Nasıl ki insanın yaşam süresini stres, yaşam koşulları, genetik unsurlar kısaltıyorsa, şirketlerin ömürlerini etkileyen faktörlerde olacaktır.
Türkiye ekonomisi genel olarak KOBİ’ler üzerine kurulu.
-KOBİ’lerin ömrünü kısaltan etkenler arasında yeni teknolojiler, artan işletme sermayesi ihtiyacı için ek finans ihtiyacını uygun maliyetlerle bulamamaları öncelikli sorun olarak karşımıza çıkıyor.
-Nitelikli insan kaynağı, dış pazarlara açılamama, kurumsallaşamama, markalaşamama gibi problemlerde bu tabloda etkili olan önemli faktörler.
Bu şartlara dayanamayan şirketler bir de yurt dışından gelen rakipler karşısında eriyip gitmek zorunda.
*Şirket evlilikleri de şirket ömrünü kısaltan bir diğer faktör.
Kesinlikle göz ardı edilmemeli.
Evliliklerde birleşen şirketlerden biri diğerinin organizasyonu altında eriyip gidiyor.
Yine bir atasözümüz “Büyük balık, küçük balığı yutar”.

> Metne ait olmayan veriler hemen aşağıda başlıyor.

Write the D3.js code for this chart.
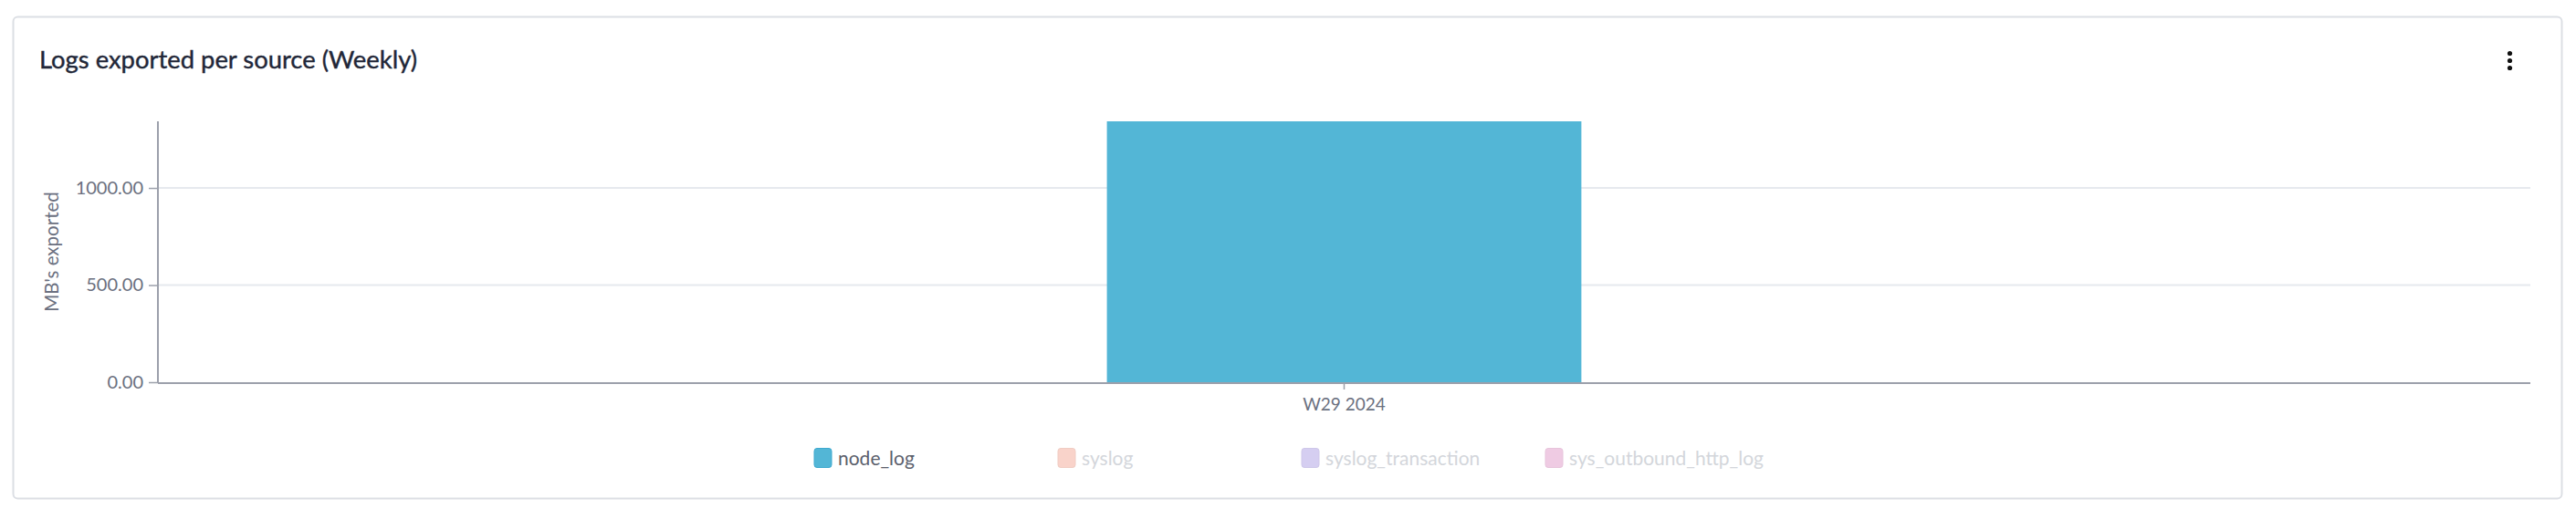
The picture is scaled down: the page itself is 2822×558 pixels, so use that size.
<!DOCTYPE html>
<html>
<head>
<meta charset="utf-8">
<script src="https://cdn.jsdelivr.net/npm/d3@7/dist/d3.min.js"></script>
<style>
  html, body { margin: 0; padding: 0; background: #ffffff; }
  svg { display: block; font-family: Lato, "Noto Sans", sans-serif; }
</style>
</head>
<body>
<svg id="chart" width="2822" height="558"></svg>
<script>
// ---- data ----
const titleText = "Logs exported per source (Weekly)";
const yAxisLabel = "MB's exported";
const categories = ["W29 2024"];
const seriesNames = ["node_log", "syslog", "syslog_transaction", "sys_outbound_http_log"];
const seriesColors = ["#53b6d6", "#f9d3ca", "#d5cef1", "#efcbe3"];
const seriesVisible = [true, false, false, false];
const nodeLogValues = [1343];
const syslogValues = [0];
const syslogTransactionValues = [0];
const sysOutboundHttpLogValues = [0];
const seriesValues = [nodeLogValues, syslogValues, syslogTransactionValues, sysOutboundHttpLogValues];
const yTickValues = [0, 500, 1000];

// ---- layout ----
const plot = { left: 173, right: 2772, top: 133, bottom: 419 };
const svg = d3.select("#chart");

// card
svg.append("rect")
  .attr("x", 14.5).attr("y", 18.5)
  .attr("width", 2806 - 14).attr("height", 546 - 18)
  .attr("rx", 5).attr("ry", 5)
  .attr("fill", "#ffffff").attr("stroke", "#dcdfe4").attr("stroke-width", 2);

// title
const titleEl = svg.append("text")
  .attr("x", 43).attr("y", 75)
  .attr("font-size", 27.5).attr("font-weight", 400)
  .attr("fill", "#222738")
  .attr("stroke", "#222738").attr("stroke-width", 0.4)
  .text(titleText);
// fit title to measured reference width
const tw = titleEl.node().getComputedTextLength();
titleEl.attr("textLength", 414).attr("lengthAdjust", "spacingAndGlyphs");

// kebab menu
[58.5, 66.5, 74.5].forEach(cy => {
  svg.append("circle").attr("cx", 2749.5).attr("cy", cy).attr("r", 2.6).attr("fill", "#111111");
});

// scales
const stackedMax = d3.max(categories.map((c, i) =>
  d3.sum(seriesValues.filter((s, k) => seriesVisible[k]).map(s => s[i]))));
const y = d3.scaleLinear().domain([0, stackedMax]).range([plot.bottom, plot.top]);
const x = d3.scaleBand().domain(categories).range([plot.left, plot.right]).padding(0);
const barFraction = 0.2;

// gridlines
const grid = svg.append("g");
grid.selectAll("line").data(yTickValues.filter(v => v > 0)).join("line")
  .attr("x1", plot.left).attr("x2", plot.right)
  .attr("y1", d => y(d)).attr("y2", d => y(d))
  .attr("stroke", "#e6e9ee").attr("stroke-width", 2);

// bars (stacked, visible series only)
const barsG = svg.append("g");
categories.forEach((cat, i) => {
  let base = 0;
  seriesValues.forEach((vals, k) => {
    if (!seriesVisible[k]) return;
    const v = vals[i];
    const bw = x.bandwidth() * barFraction;
    const bx = x(cat) + (x.bandwidth() - bw) / 2;
    barsG.append("rect")
      .attr("x", bx).attr("width", bw)
      .attr("y", y(base + v)).attr("height", y(base) - y(base + v))
      .attr("fill", seriesColors[k]);
    base += v;
  });
});

// y axis
const yAxis = d3.axisLeft(y).tickValues(yTickValues).tickFormat(d3.format(".2f"))
  .tickSize(10).tickPadding(6);
const yG = svg.append("g").attr("transform", `translate(${plot.left},0)`).call(yAxis);
yG.select(".domain").remove();
yG.selectAll(".tick line").attr("stroke", "#9ca0ab").attr("stroke-width", 1.5);
yG.selectAll(".tick text").attr("fill", "#6b7080").attr("font-size", 20)
  .attr("font-family", "Lato, 'Noto Sans', sans-serif");
svg.append("line")
  .attr("x1", plot.left).attr("x2", plot.left)
  .attr("y1", plot.top).attr("y2", plot.bottom + 1)
  .attr("stroke", "#9ca0ab").attr("stroke-width", 2);

// x axis
const xAxis = d3.axisBottom(x).tickSize(7).tickPadding(10);
const xG = svg.append("g").attr("transform", `translate(0,${plot.bottom + 1})`).call(xAxis);
xG.select(".domain").remove();
xG.selectAll(".tick line").attr("stroke", "#9ca0ab").attr("stroke-width", 1.5);
xG.selectAll(".tick text").attr("fill", "#6b7080").attr("font-size", 19)
  .attr("font-family", "Lato, 'Noto Sans', sans-serif");
svg.append("line")
  .attr("x1", plot.left).attr("x2", plot.right)
  .attr("y1", plot.bottom + 1).attr("y2", plot.bottom + 1)
  .attr("stroke", "#9ca0ab").attr("stroke-width", 2);

// y axis title
svg.append("text")
  .attr("transform", `translate(64,${(plot.top + plot.bottom) / 2}) rotate(-90)`)
  .attr("text-anchor", "middle")
  .attr("font-size", 20.5).attr("fill", "#6b7080")
  .text(yAxisLabel);

// legend
const legendX0 = 892, legendStep = 267, legendY = 502;
const lg = svg.append("g");
seriesNames.forEach((name, k) => {
  const gx = legendX0 + k * legendStep;
  lg.append("rect")
    .attr("x", gx).attr("y", legendY - 10.5)
    .attr("width", 19).attr("height", 21).attr("rx", 3)
    .attr("fill", seriesColors[k])
    .attr("stroke", seriesVisible[k] ? "#3ea9cf" : d3.color(seriesColors[k]).darker(0.1))
    .attr("stroke-width", 1);
  lg.append("text")
    .attr("x", gx + 26).attr("y", legendY + 7.5)
    .attr("font-size", 21)
    .attr("fill", seriesVisible[k] ? "#5b606c" : "#d3d6db")
    .text(name);
});
</script>
</body>
</html>
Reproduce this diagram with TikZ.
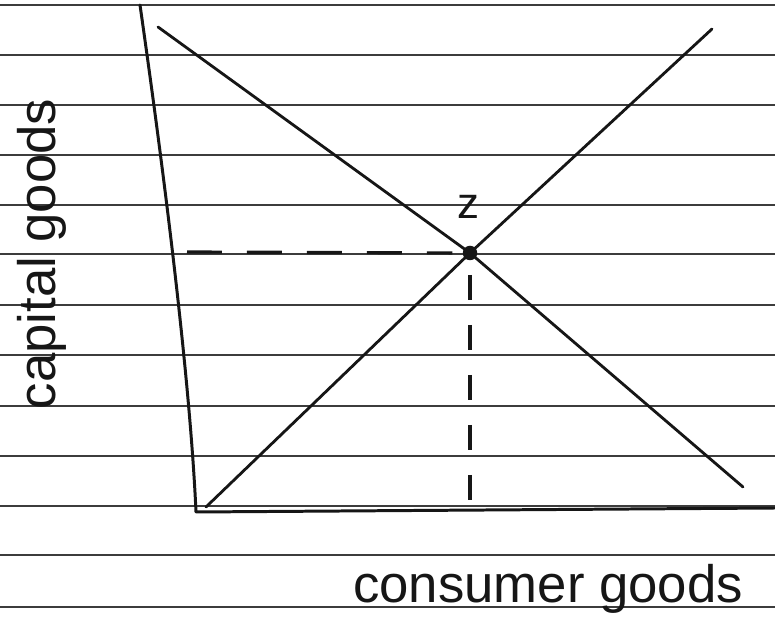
\documentclass[tikz,border=0pt]{standalone}
\usepackage{fontspec}
\setmainfont{Liberation Sans}
\usepackage{xcolor}
\usepackage{tikz}
\usetikzlibrary{calc,positioning}
\definecolor{inkblack}{HTML}{161616}
\definecolor{rulegray}{HTML}{3C3C3C}
\tikzset{
  ruleline/.style={rulegray, line width=1.1pt},
  axisline/.style={inkblack, line width=1.7pt, line cap=round, line join=round},
  curveline/.style={inkblack, line width=1.6pt, line cap=round, line join=round},
  guide/.style={inkblack, line width=1.8pt, dash pattern=on 0.7cm off 0.5cm},
  vguide/.style={inkblack, line width=1.8pt, dash pattern=on 0.5cm off 0.5cm},
  point/.style={circle, fill=inkblack, inner sep=0pt, minimum size=0.29cm},
  labelnode/.style={inkblack, inner sep=0pt, font=\fontsize{30}{30}\selectfont},
  smalllabel/.style={inkblack, inner sep=0pt, font=\fontsize{25}{25}\selectfont}
}

\begin{document}
\begin{tikzpicture}[x=0.02cm, y=-0.02cm]
  \useasboundingbox (0,0) rectangle (775,641);
  % lined paper
  \foreach \y in {5,55,105,155,205,254,305,355,406,456,506,555,607}{
    \draw[ruleline] (0,\y) -- (775,\y);
  }
  % axes
  \coordinate (ytop) at (140,5);
  \coordinate (origin) at (196,512);
  \coordinate (xend) at (775,508);
  \draw[axisline] (ytop) .. controls (165,180) and (190,380) .. (origin) -- (xend);
  % the two lines and where they cross
  \node[point] (eq) at (470,253) {};
  \coordinate (fallstart) at (158,27);
  \coordinate (fallend) at (743,487);
  \coordinate (risestart) at (206,507);
  \coordinate (riseend) at (712,29);
  \draw[curveline] (fallstart) -- (eq.center) -- (fallend);
  \draw[curveline] (risestart) -- (eq.center) -- (riseend);
  \node[smalllabel] (zlabel) at (468,207) {z};
  % guides to the axes
  \coordinate (dashstart) at (187,252);
  \draw[guide, shorten >=0.2cm] (dashstart) -- (eq);
  \draw[vguide, shorten <=0.44cm, shorten >=0.2cm] (eq.center) -- (eq |- origin);
  % axis labels
  \node[labelnode, anchor=base] (xlabel) at (548,603) {consumer goods};
  \node[labelnode, rotate=90] (ylabel) at (42,254) {capital goods};
\end{tikzpicture}
\end{document}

Şirket evlilikleri sonrası şirketlerin yüzde 70-80’ninde başarısızlık kaçınılmaz oluyor.
Şirkette tansiyon yükseliyor, çalışanların heyecanı-motivasyonu kayboluyor.
Bu durumda şirketlerin ortalama yaşam beklentilerini azaltmakta.
Birleşme sonrası entegrasyon sürecinin iyi yönetilememesi, yönetimde zaaflara yol açabilmekte.
Değerli kilit çalışanların kaybedilmesi bunu takiben operasyonların kalitesinin düşmesi ile itibarda erezyon ve şirket değerinin azalarak yok olması gündeme geliyor.
Türkiye’de uzun ömürlü yaklaşık bir asra dayanan bir şirket, uzun ömrünün sırrını köklü olduğu kadar modern ve yenilikçi olabilmeyi becerebilmekte olduğunu, tesis ve ekipman kapasitesine, ürün ve hizmet kalitesi, sektörel konumuna bağlamakta.
*** *** ***
Şimdi gelelim Muğla ekonomi dünyasına.
Bütün zenginliklere haiz olan Muğla’da; Madencilik, Turizm, Enerji, Coğrafi konum, ulaşım, iklim, orman ve orman ürünleri bakımından zengin bir il.
Ancak yapılan yatırım izleme koordinasyon toplantıları sonuçlarından toplam haberdar olamıyor.
Muğla Ticaret Odası üyesi şirketlerin sayısı 6000 civarında.
Bu şirketlerin ömürleri konusunda MUTSO’da bir çalışma göremiyoruz.
Muğla ve Güney Ege ekonomisine ivme kazandıracak önemli bir kuruluş GEKA’dan çalışma yok.
*** *** ***
Kardeşim Muğla’nın ekonomi dünyasının röntgenini çekiniz.
Muğla’daki şirketlerin ömrü kaç yıldır?
Muğla’daki şirketlerin varsa hastalıkları, nasıl tedavi öneriyorsunuz?